According to one of Zoyla Santacruz's daughters, Meraz had threatened to kill them if they did not commit the crimes. The children were beheaded in rituals.

==Investigation, arrest, and trial==
The investigation began after Jesús Martínez was reported missing by his mother and her boyfriend. Investigators initially thought that the child could have been abducted by a human trafficking network due to alleged witness sightings of the boy near the Arizona border begging in the street. This hypothesis was ruled out. After two years of investigation, the Meraz family was implicated in the crime, as the body of Martínez was found under the floor of Meraz's youngest daughter's bedroom.
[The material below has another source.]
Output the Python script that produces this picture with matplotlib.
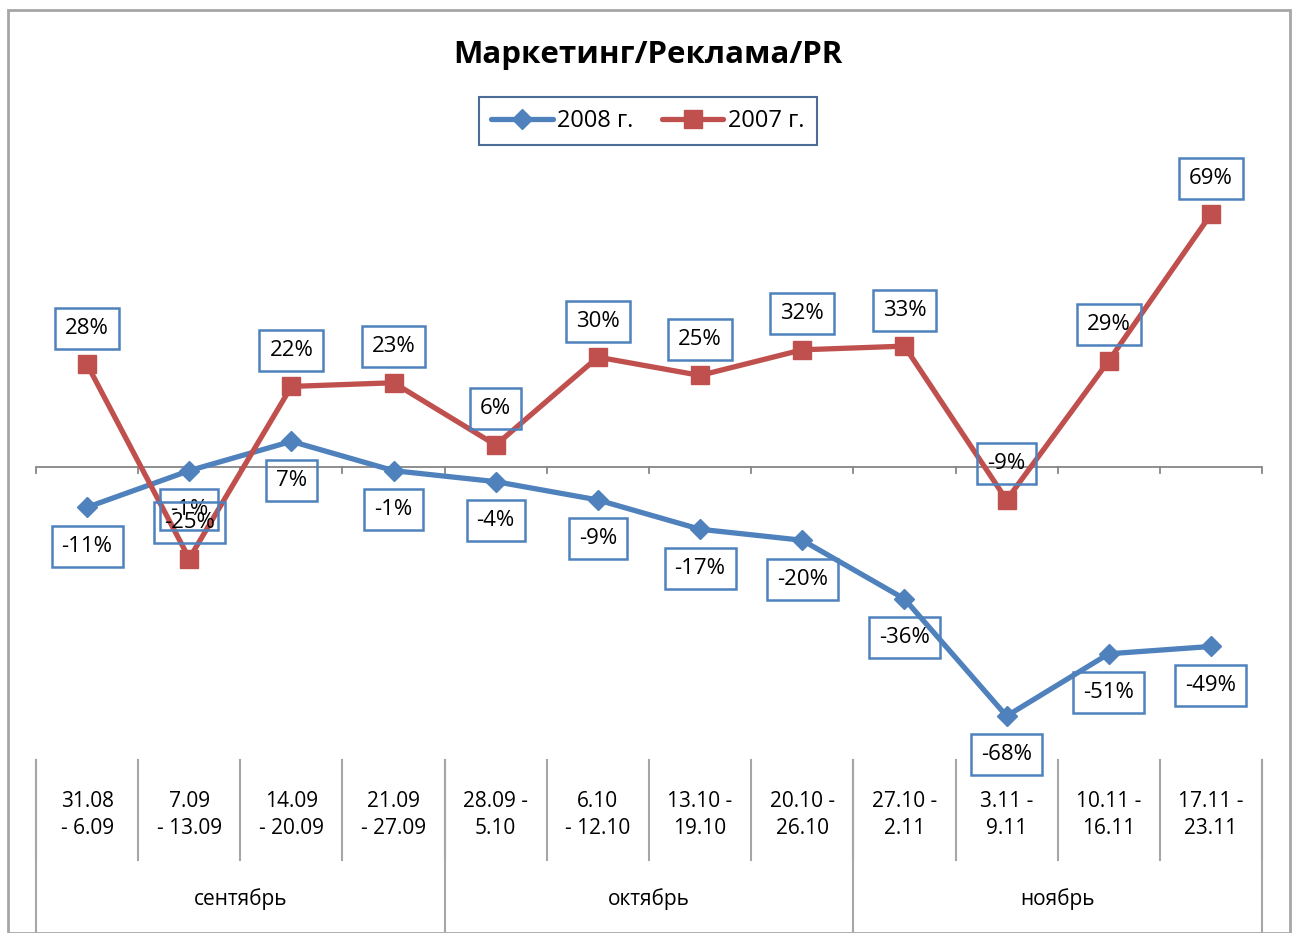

The other two bodies were found in an unpopulated area northeast of Nacozari near Meraz's house. The state police discovered the bodies during an unrelated investigation.
Silvia Meraz and the other seven involved (all Meraz relatives, including the husband of Silvia Meraz, her son, father of the last victim and a minor) were arrested in March 2012. Meraz received a prison sentence totaling 180 years. The rest of the cult members were sentenced to 60 years in prison, while the youngest daughter was sent to a youth detention center. According to psychological evaluations, the girl—who was 15 years old at the time of the murders and a member of the cult from an early age—appeared to consider such practices as normal.